The rule covering this type of situation is well settled in California. [6] In substance, it is that where the disputable presumption of due care attaches, as it does in this case, the question of contributory negligence is one of fact for the jury unless the plaintiffs' own evidence, not the result of mistake or inadvertence, is such that there is no other reasonable hypothesis than that the deceased was, in fact, negligent, and that such negligence proximately contributed to the injury complained of. Stated in other words, that a nonsuit may not be granted unless a person could come to no other reasonable conclusion from such evidence than that such contributory negligence did, in fact, exist and did contribute proximately as a causative factor of the accident subject of the action. Stated in the affirmative, the rule is that if plaintiffs' own evidence, not the result of mistake or inadvertence, does unerringly point without contradiction to contributory negligence on the part of the claimants' deceased, which proximately contributed to the injury complained of, and when a reasonable person could come to no other conclusion, then there is no place for the presumption. It is displaced by such conclusive evidence and a nonsuit is proper. (Mar Shee v. Maryland Assurance Corp., 190 Cal. 1, 8 [210 P. 269]; Rogers v. Interstate Transit Co., 212 Cal. 36, 38 [1] [297 P. 884]; Smellie v. Southern Pac. Co., supra, 555 [8]; Westberg v. Willde, 14 Cal.2d 360, 365 [2] [94 P.2d 590]; Gigliotti v. Nunes, 45 Cal.2d 85, 93 [3] [286 P.2d 809]; Brandelius v. City & County of San Francisco, 47 Cal.2d 729, 736 [7] [306 P.2d 432]; Larrabee v. Western Pac. Ry. Co., 173 Cal. 743, 747 [161 P. 750]; Mundy v. Marshall, 8 Cal.2d 294, 296 [2] [65 P.2d 65]; Powley v. Appleby, 155 Cal.App.2d 727, 733 [3] [318 P.2d 712]; Merey v. Los Angeles Transit *279 Lines, 170 Cal.App.2d 457, 465 [2] [339 P.2d 211]; Shirk v. Southern Pac. Co., 103 Cal.App.2d 97, 100 [229 P.2d 100].)

The rule comes into play frequently in railroad crossing accidents because of the perfectly obvious character of the danger involved where the crossing is clear, unobstructed, visible and noticeable to any ordinary person. (Levin v. Brown, 81 Cal.App.2d 913, 916 [1] [185 P.2d 329]; Heintz v. Southern Pac. Co., 63 Cal.App.2d 699, 704 [1] [147 P.2d 621]; Dull v. Atchison, Topeka & Santa Fe Ry. Co., 27 Cal.App.2d 473, 476-477 [2] [81 P.2d 158]; Lazzarotto v. Atchison, Topeka & Santa Fe Ry. Co., 157 Cal.App.2d 455, 461 [3] [321 P.2d 29].)

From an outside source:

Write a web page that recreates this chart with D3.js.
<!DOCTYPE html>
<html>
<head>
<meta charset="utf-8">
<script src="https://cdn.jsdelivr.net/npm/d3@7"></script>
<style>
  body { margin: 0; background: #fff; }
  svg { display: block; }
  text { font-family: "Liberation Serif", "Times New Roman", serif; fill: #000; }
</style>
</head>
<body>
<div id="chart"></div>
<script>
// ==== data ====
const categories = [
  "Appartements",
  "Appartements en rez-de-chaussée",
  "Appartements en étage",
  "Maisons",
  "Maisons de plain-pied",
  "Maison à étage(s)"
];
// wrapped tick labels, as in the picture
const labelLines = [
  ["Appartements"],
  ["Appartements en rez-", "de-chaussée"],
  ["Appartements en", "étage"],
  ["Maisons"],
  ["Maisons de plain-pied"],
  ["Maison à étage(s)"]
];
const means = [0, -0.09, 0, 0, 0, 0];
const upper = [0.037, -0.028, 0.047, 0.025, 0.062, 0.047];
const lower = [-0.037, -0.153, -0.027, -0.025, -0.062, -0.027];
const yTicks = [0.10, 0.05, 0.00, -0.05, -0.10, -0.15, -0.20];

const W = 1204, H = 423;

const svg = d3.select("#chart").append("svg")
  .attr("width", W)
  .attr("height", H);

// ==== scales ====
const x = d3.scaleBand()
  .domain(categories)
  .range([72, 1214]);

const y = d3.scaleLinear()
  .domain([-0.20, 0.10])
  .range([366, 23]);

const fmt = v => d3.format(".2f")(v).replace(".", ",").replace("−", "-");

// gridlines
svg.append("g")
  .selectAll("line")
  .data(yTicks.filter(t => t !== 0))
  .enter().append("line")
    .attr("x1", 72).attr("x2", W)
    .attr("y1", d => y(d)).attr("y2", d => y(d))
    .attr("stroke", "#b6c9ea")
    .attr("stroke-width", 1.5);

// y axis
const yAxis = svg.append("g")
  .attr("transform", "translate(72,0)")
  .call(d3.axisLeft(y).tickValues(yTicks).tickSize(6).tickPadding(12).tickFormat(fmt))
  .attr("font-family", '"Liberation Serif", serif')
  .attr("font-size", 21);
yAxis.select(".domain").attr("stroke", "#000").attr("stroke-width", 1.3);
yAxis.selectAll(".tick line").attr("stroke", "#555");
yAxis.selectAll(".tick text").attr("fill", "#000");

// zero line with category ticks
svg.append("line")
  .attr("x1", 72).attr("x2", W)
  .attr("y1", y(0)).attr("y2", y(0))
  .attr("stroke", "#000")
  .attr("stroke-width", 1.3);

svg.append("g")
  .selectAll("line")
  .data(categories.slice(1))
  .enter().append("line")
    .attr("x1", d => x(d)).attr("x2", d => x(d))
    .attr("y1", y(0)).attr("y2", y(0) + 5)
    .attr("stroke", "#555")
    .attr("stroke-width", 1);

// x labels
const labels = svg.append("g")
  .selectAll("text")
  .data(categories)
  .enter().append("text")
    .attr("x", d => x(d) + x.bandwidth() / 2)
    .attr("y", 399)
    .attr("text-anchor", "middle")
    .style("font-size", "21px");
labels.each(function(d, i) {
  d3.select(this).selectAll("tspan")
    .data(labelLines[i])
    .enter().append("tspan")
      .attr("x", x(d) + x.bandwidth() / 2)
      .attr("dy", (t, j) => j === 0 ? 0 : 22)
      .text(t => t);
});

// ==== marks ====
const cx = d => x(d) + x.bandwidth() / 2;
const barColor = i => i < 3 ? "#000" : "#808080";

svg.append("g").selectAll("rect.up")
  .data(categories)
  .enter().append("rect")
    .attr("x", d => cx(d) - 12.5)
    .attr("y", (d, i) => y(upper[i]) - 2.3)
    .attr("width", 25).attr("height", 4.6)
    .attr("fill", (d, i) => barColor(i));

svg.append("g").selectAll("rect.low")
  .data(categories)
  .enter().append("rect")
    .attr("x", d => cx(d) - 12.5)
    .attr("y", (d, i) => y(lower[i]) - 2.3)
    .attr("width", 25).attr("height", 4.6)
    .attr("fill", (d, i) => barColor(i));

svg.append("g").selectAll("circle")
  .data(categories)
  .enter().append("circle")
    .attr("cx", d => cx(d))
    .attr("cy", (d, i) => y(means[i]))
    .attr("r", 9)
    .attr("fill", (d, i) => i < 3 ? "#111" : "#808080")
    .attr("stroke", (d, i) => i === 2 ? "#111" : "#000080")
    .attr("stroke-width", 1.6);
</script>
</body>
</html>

In the case here at bar, we are under the uncontradicted facts of plaintiffs' own testimony, not confronted with any questions involving absence of a usually present flagman at a busy downtown intersection (Toschi v. Christian, supra); nor trains meeting at a crossing, thus obscuring the approach of one of the trains (Murphy v. Atchison, Topeka & Santa Fe Ry. Co., 139 Cal.App.2d 792 [294 P.2d 458]); nor defective planning of the operation of a flasher signal by which a trap is created (Merlino v. Southern Pac. Co., supra); nor an angular crossing with cars being switched in the night without lights or warning in misty weather (Lloyd v. Southern Pac. Co., 111 Cal.App.2d 626 [245 P.2d 583]); nor a trainman misdirecting pedestrians in a switchyard (Green v. Southern Pac. Co., 53 Cal.App. 194 [199 P. 1059]); nor train without headlight in the confusion of different trains discharging passengers (Smith v. Southern Pac. Co., 201 Cal. 57 [255 P. 500]); nor the innumerable variations of these and other situations creating questions of fact necessarily submitted for ultimate weighing by the jury or trial court.

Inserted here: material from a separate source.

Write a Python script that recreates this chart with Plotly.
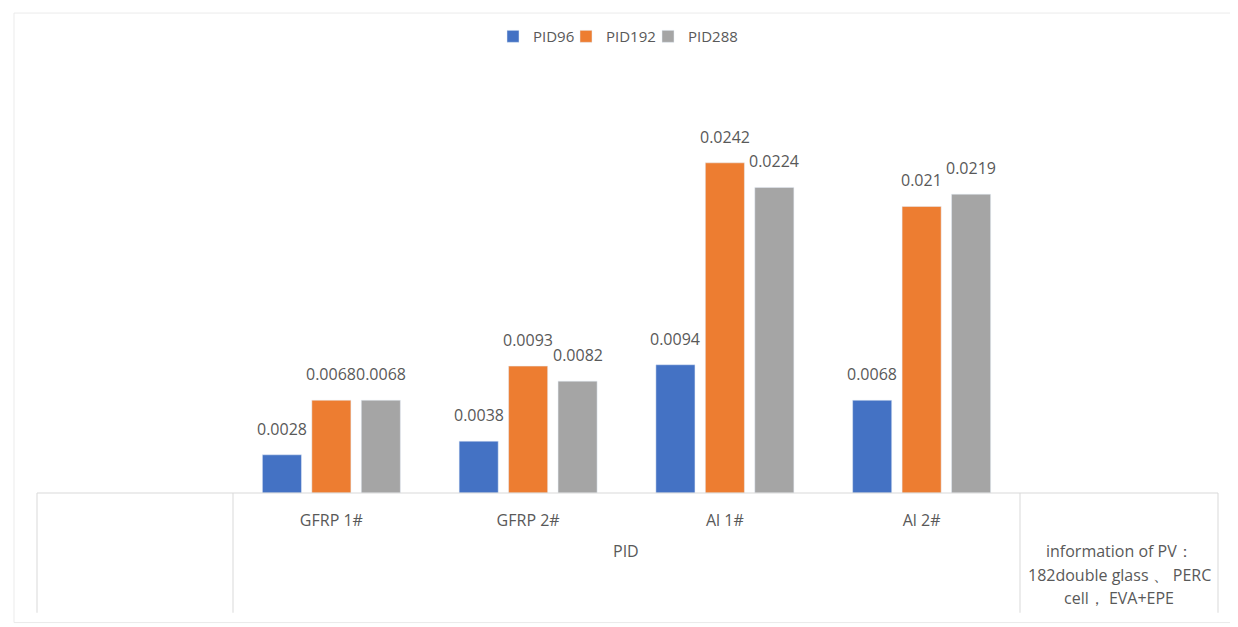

[7] Here the uncontradicted evidence of plaintiffs shows a vehicle approaching a railroad crossing with obviously visible warning signs and marks on the road itself, the track itself being more than ordinarily noticeable, in clear weather at midday, with an unobstructed view for at least 1/2 of a mile straight up the track from which the train was approaching. The driver has no other vehicles, animals or objects in or about the crossing to distract his attention; no other train is approaching the crossing to divert his attention. The driver slows to 10 to 15 miles per hour in making the turn from Highway 101; he does not stop, although he continues to slow down, and he drives directly into the path of the locomotive. We do not even have the question of his misjudging the speed *280 and possibly thinking he could beat the train to the crossing, for it was the front part of the truck that was struck. We are not impressed by the speed of the train as the speed was not unlawful per se. This court would be indeed naive if it failed to take cognizance of the fact that for many years last past it has been incumbent upon every driver on any of the main trunk highways of the state and nation like United States Highway 101, to acquaint himself with and be able to judge, within reasonable bounds, the speed of the thousands of vehicles approaching at high speeds. Indeed, it seems not improper to say that under present highway conditions the ordinary driver is absolutely compelled for his own safety to be able to roughly judge such speeds within reasonable limits. If he cannot do so, he is not a safe driver for either himself or anyone else in our present high-speed world.

We are convinced that the trial court's assessment of the evidence was correct. The evidence points unerringly to only one conclusion and that is that the injury was proximately caused, at least in part, by the contributory negligence of the deceased driver.

In view of the conclusions above reached, it is unnecessary to discuss the other points raised by appellants.

The judgment is affirmed.

Griffin, P. J., and Coughlin, J., concurred.